Exercise goal:
Leave out the pictures and retype only the lines from the opening line to the line that holds "1: Frequency of", both ends included.

+ + +

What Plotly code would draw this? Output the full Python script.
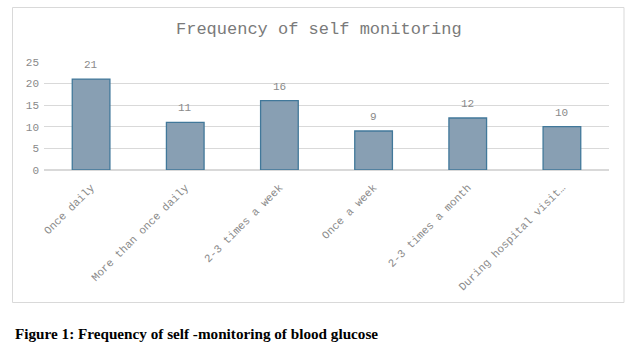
import plotly.graph_objects as go

categories = ["Once daily", "More than once daily", "2-3 times a week",
              "Once a week", "2-3 times a month", "During hospital visit…"]
counts = [21, 11, 16, 9, 12, 10]
y_ticks = [0, 5, 10, 15, 20, 25]
title_text = "Frequency of self monitoring"
caption_text = "Figure 1: Frequency of self -monitoring of blood glucose"

W, H = 638, 347
MONO = "Liberation Mono, Courier New, monospace"
GRAY = "#8a8a8a"

fig = go.Figure()
fig.add_trace(go.Bar(
    x=categories, y=counts,
    marker=dict(color="#889fb3", line=dict(color="#41789a", width=1.3)),
    width=0.4,
    hoverinfo="x+y",
))

for c, v in zip(categories, counts):
    fig.add_annotation(x=c, y=v, text=str(v), showarrow=False, yshift=14,
                       font=dict(family=MONO, size=11, color=GRAY))

# chart border
fig.add_shape(type="rect", xref="paper", yref="paper",
              x0=12.5 / W, x1=624 / W, y0=1 - 302.5 / H, y1=1 - 7.5 / H,
              line=dict(color="#d9d9d9", width=1), layer="below")

fig.add_annotation(xref="paper", yref="paper", x=319 / W, y=1 - 30 / H,
                   text=title_text, showarrow=False, xanchor="center", yanchor="middle",
                   font=dict(family=MONO, size=17, color="#7a7a7a"))

fig.add_annotation(xref="paper", yref="paper", x=12.5 / W, y=1 - 333 / H,
                   text="<b>" + caption_text + "</b>", showarrow=False,
                   xanchor="left", yanchor="middle",
                   font=dict(family="Liberation Serif, Times New Roman, serif", size=15.2, color="#000000"))

fig.update_layout(
    width=W, height=H,
    margin=dict(l=0, r=0, t=0, b=0),
    paper_bgcolor="white", plot_bgcolor="white",
    showlegend=False,
    xaxis=dict(domain=[44 / W, 609 / W], tickangle=-45,
               tickfont=dict(family=MONO, size=11, color=GRAY),
               ticklabelstandoff=8,
               showgrid=False, showline=False, ticks="", automargin=False),
    yaxis=dict(domain=[1 - 170 / H, 1 - 61.7 / H], range=[0, 25],
               tickvals=y_ticks, tickfont=dict(family=MONO, size=11, color=GRAY),
               ticklabelstandoff=4,
               gridcolor="#d9d9d9", gridwidth=1, zeroline=True, zerolinecolor="#d9d9d9",
               showline=False, ticks="", automargin=False),
)

fig.write_html("out.html")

+ + +

Task result:
What Plotly code would draw this? Output the full Python script.
import plotly.graph_objects as go

categories = ["Once daily", "More than once daily", "2-3 times a week",
              "Once a week", "2-3 times a month", "During hospital visit…"]
counts = [21, 11, 16, 9, 12, 10]
y_ticks = [0, 5, 10, 15, 20, 25]
title_text = "Frequency of self monitoring"
caption_text = "Figure 1: Frequency of self -monitoring of blood glucose"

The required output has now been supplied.